The project would cost RBWM £405,000 as the current PC equipment was at the end of its life span and needed to be replaced. Subject to approval, a contract would be awarded by 31st March 2020 and there would be a number of benefits that would be significant and make a real difference in the working environment. The recent pilot scheme highlighted the following issues:
· At least 16 GB of RAM was needed, as the programmes and applications that RBWM uses would not be able to run smoothly on 8 GB
· The laptop resolution was not HD and therefore a higher resolution would be needed
· Docking stations at each desk to allow direct network access rather than via Wi-Fi
· More devices (originally it had been assumed that 100 devices could be re-used)

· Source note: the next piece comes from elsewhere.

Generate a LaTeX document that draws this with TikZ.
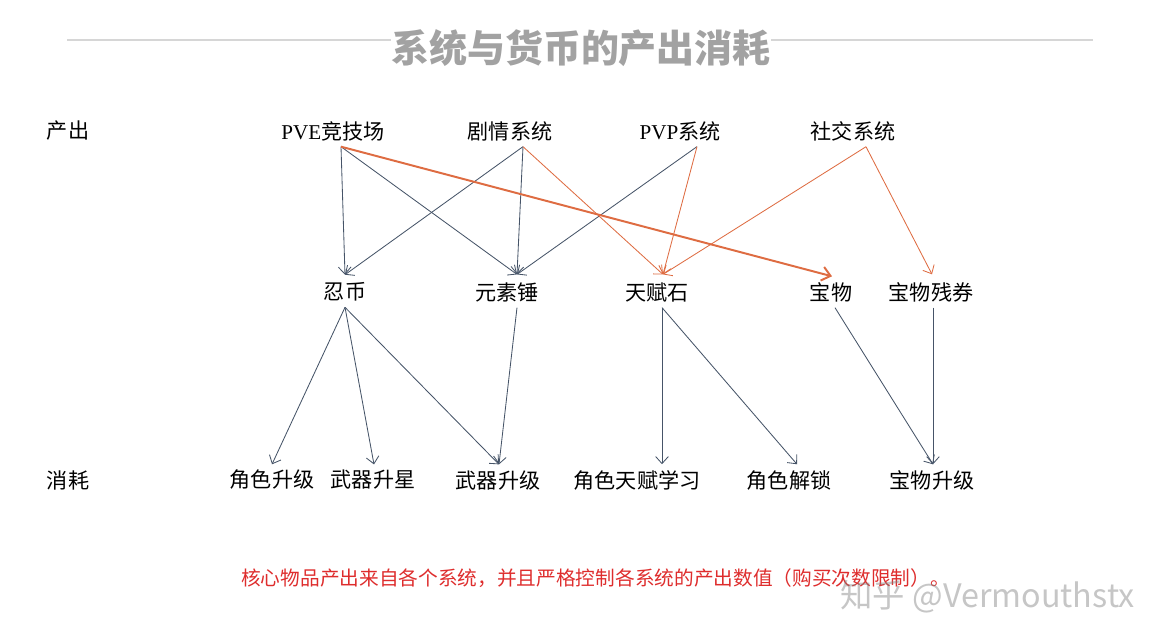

· The addition of 67 Optalis staff
· An increase in basic costs of 30% due to Brexit
Issues that had been raised at full council included:
· £405,000 being an overspend and a significant cost to RBWM
· Issues with the 10 year borrowing term being longer than the new devices life span
· The insufficient memory and the extra cost that this may incur
· That the plan did not provide an answer to RBWMs needs
The Director informed members that he had viewed work undertaken by a number of other Berkshire councils and was confident that it was the best way for RBWM to move forward and modernise its IT equipment. He also explained that the Microsoft Enterprise Licence would be up for renewal next year, and currently the renewal would cost £900,000 more over the next 3 years.
Councillor Hilton commented that he would often see staff unable to get into the system in the morning and that a significant amount of working time was wasted.
Councillor Sharpe said that it was essential and needed to ensure that staff can work properly. The Microsoft Licence was expiring anyway and while the project was a lot of money, it would be better in the long term.
To consider the Panel’s work programme for the remainder of the Municipal year.
To include consideration of items scheduled on the Cabinet Forward Plan.
Members noted the Work Programme for future meetings of the Panel.
Councillor Jones raised concerns that the Task and Finish group on Highways contract outsourcing had not yet started.